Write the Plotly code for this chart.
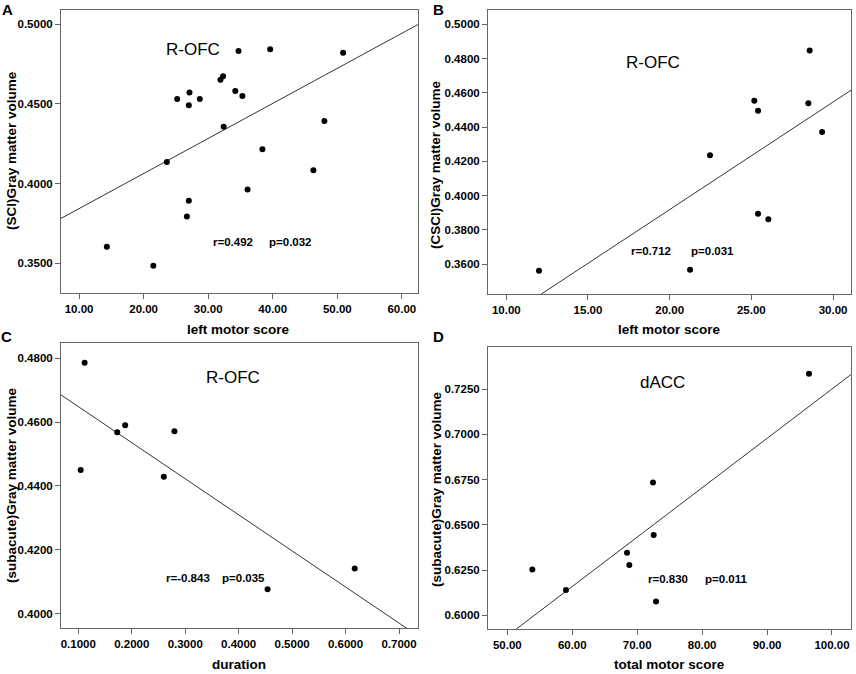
import plotly.graph_objects as go

W, H = 856, 674
FONT = "Arial, 'Liberation Sans', sans-serif"

# ---------------- data ----------------
# Panel A: SCI, left motor score vs gray matter volume (R-OFC)
a_x = [14.3, 21.5, 23.6, 25.2, 27.1, 27.0, 28.7, 27.0, 26.7, 31.9, 32.3,
       32.4, 34.2, 35.3, 34.7, 39.6, 38.4, 36.1, 46.3, 48.0, 50.9]
a_y = [0.3603, 0.3483, 0.4135, 0.4531, 0.4571, 0.4491, 0.4531, 0.3892, 0.3793,
       0.4652, 0.4673, 0.4357, 0.4581, 0.4550, 0.4832, 0.4843, 0.4215, 0.3963,
       0.4083, 0.4393, 0.4822]
a_fit = [0.3622, 0.002203]          # intercept, slope
a_xticks = [10, 20, 30, 40, 50, 60]
a_yticks = [0.35, 0.40, 0.45, 0.50]

# Panel B: CSCI, left motor score vs gray matter volume (R-OFC)
b_x = [12.0, 21.25, 22.47, 25.18, 25.41, 25.41, 26.04, 28.57, 28.49, 29.33]
b_y = [0.3561, 0.3567, 0.4235, 0.4554, 0.4495, 0.3894, 0.3861, 0.4848, 0.4540, 0.4371]
b_fit = [0.2662, 0.006281]
b_xticks = [10, 15, 20, 25, 30]
b_yticks = [0.36, 0.38, 0.40, 0.42, 0.44, 0.46, 0.48, 0.50]

# Panel C: subacute, duration vs gray matter volume (R-OFC)
c_x = [0.1118, 0.1044, 0.1728, 0.1877, 0.2599, 0.2798, 0.4541, 0.6171]
c_y = [0.4785, 0.4450, 0.4568, 0.4590, 0.4429, 0.4571, 0.4077, 0.4142]
c_fit = [0.4761, -0.1128]
c_xticks = [0.1, 0.2, 0.3, 0.4, 0.5, 0.6, 0.7]
c_yticks = [0.40, 0.42, 0.44, 0.46, 0.48]

# Panel D: subacute, total motor score vs gray matter volume (dACC)
d_x = [53.85, 59.03, 68.43, 68.79, 72.43, 72.54, 72.90, 96.46]
d_y = [0.6254, 0.6140, 0.6346, 0.6278, 0.6735, 0.6445, 0.6077, 0.7335]
d_fit = [0.4523, 0.002728]
d_xticks = [50, 60, 70, 80, 90, 100]
d_yticks = [0.600, 0.625, 0.650, 0.675, 0.700, 0.725]

panels = [
    dict(letter="A", region="R-OFC", r="r=0.492", p="p=0.032",
         x=a_x, y=a_y, fit=a_fit, xt=a_xticks, yt=a_yticks,
         xfmt=".2f", yfmt=".4f", xr=[7.2, 62.5], yr=[0.3312, 0.509],
         xtitle="left motor score", ytitle="(SCI)Gray matter volume",
         box=(61, 418, 10, 293), letter_pos=(8, 10), region_pos=(193, 49),
         r_pos=(211, 242), p_pos=(267, 242), xt_pos=(238, 329), yt_pos=(11, 151)),
    dict(letter="B", region="R-OFC", r="r=0.712", p="p=0.031",
         x=b_x, y=b_y, fit=b_fit, xt=b_xticks, yt=b_yticks,
         xfmt=".2f", yfmt=".4f", xr=[8.88, 31.1], yr=[0.3425, 0.5084],
         xtitle="left motor score", ytitle="(CSCI)Gray matter volume",
         box=(488, 851, 10, 294), letter_pos=(438, 10), region_pos=(653, 63),
         r_pos=(629, 251), p_pos=(689, 251), xt_pos=(669, 329), yt_pos=(436, 165)),
    dict(letter="C", region="R-OFC", r="r=-0.843", p="p=0.035",
         x=c_x, y=c_y, fit=c_fit, xt=c_xticks, yt=c_yticks,
         xfmt=".4f", yfmt=".4f", xr=[0.0676, 0.7355], yr=[0.3956, 0.4847],
         xtitle="duration", ytitle="(subacute)Gray matter volume",
         box=(61, 418, 343, 628), letter_pos=(7, 336), region_pos=(233, 377),
         r_pos=(164, 578), p_pos=(220, 578), xt_pos=(239, 664), yt_pos=(11, 485)),
    dict(letter="D", region="dACC", r="r=0.830", p="p=0.011",
         x=d_x, y=d_y, fit=d_fit, xt=d_xticks, yt=d_yticks,
         xfmt=".2f", yfmt=".4f", xr=[47.02, 102.93], yr=[0.5925, 0.7483],
         xtitle="total motor score", ytitle="(subacute)Gray matter volume",
         box=(488, 851, 347, 629), letter_pos=(438, 336), region_pos=(662, 382),
         r_pos=(646, 579), p_pos=(703, 579), xt_pos=(669, 664), yt_pos=(436, 489)),
]


def px(x):
    return x / W


def py(y):
    return 1 - y / H


fig = go.Figure()
annotations = []
layout_axes = {}

for i, p in enumerate(panels):
    n = "" if i == 0 else str(i + 1)
    x0, x1, y0, y1 = p["box"]
    b0, b1 = p["fit"]
    lx = list(p["xr"])
    ly = [b0 + b1 * v for v in lx]
    fig.add_trace(go.Scatter(x=lx, y=ly, mode="lines",
                             line=dict(color="#333333", width=1),
                             xaxis="x" + n, yaxis="y" + n, showlegend=False,
                             hoverinfo="skip"))
    fig.add_trace(go.Scatter(x=p["x"], y=p["y"], mode="markers",
                             marker=dict(color="black", size=6),
                             xaxis="x" + n, yaxis="y" + n, showlegend=False))
    common = dict(showgrid=False, zeroline=False, showline=True, mirror=True,
                  linecolor="#666666", linewidth=1, ticks="outside", ticklen=5,
                  tickcolor="#666666", tickwidth=1,
                  tickfont=dict(family=FONT, size=11.5, color="black", weight="bold"))
    layout_axes["xaxis" + n] = dict(common, domain=[px(x0), px(x1)], range=p["xr"],
                                    anchor="y" + n, tickvals=p["xt"], tickformat=p["xfmt"])
    layout_axes["yaxis" + n] = dict(common, domain=[py(y1), py(y0)], range=p["yr"],
                                    anchor="x" + n, tickvals=p["yt"], tickformat=p["yfmt"])

    def ann(text, pos, size, bold, xanchor="center", angle=0):
        annotations.append(dict(text=text, x=px(pos[0]), y=py(pos[1]),
                                xref="paper", yref="paper", showarrow=False,
                                xanchor=xanchor, yanchor="middle", textangle=angle,
                                font=dict(family=FONT, size=size, color="black",
                                          weight="bold" if bold else "normal")))

    ann(p["letter"], p["letter_pos"], 15, True)
    ann(p["region"], p["region_pos"], 17, False)
    ann(p["r"], p["r_pos"], 11.5, True, xanchor="left")
    ann(p["p"], p["p_pos"], 11.5, True, xanchor="left")
    ann(p["xtitle"], p["xt_pos"], 13.5, True)
    ann(p["ytitle"], p["yt_pos"], 13.5, True, angle=-90)

fig.update_layout(width=W, height=H, margin=dict(l=0, r=0, t=0, b=0),
                  plot_bgcolor="white", paper_bgcolor="white",
                  annotations=annotations, **layout_axes)

fig.write_html("out.html", config={"displayModeBar": False},
               post_script="document.body.style.margin='0';"
                           "document.body.style.overflow='hidden';")
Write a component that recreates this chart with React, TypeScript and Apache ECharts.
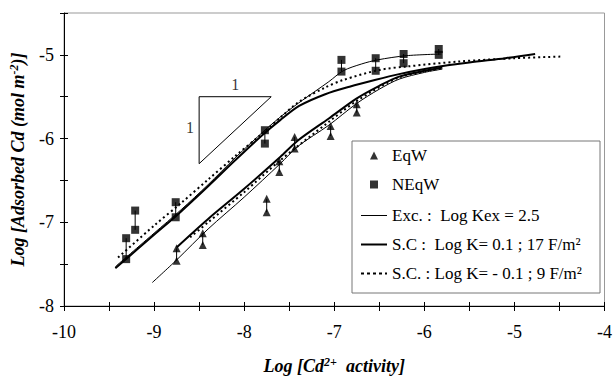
▬▬▬
**Exercise details**
Go through the records and pull out each line that includes the word "chart".

**Problem solution**
Write the Plotly code for this chart.
Write a component that recreates this chart with React, TypeScript and Apache ECharts.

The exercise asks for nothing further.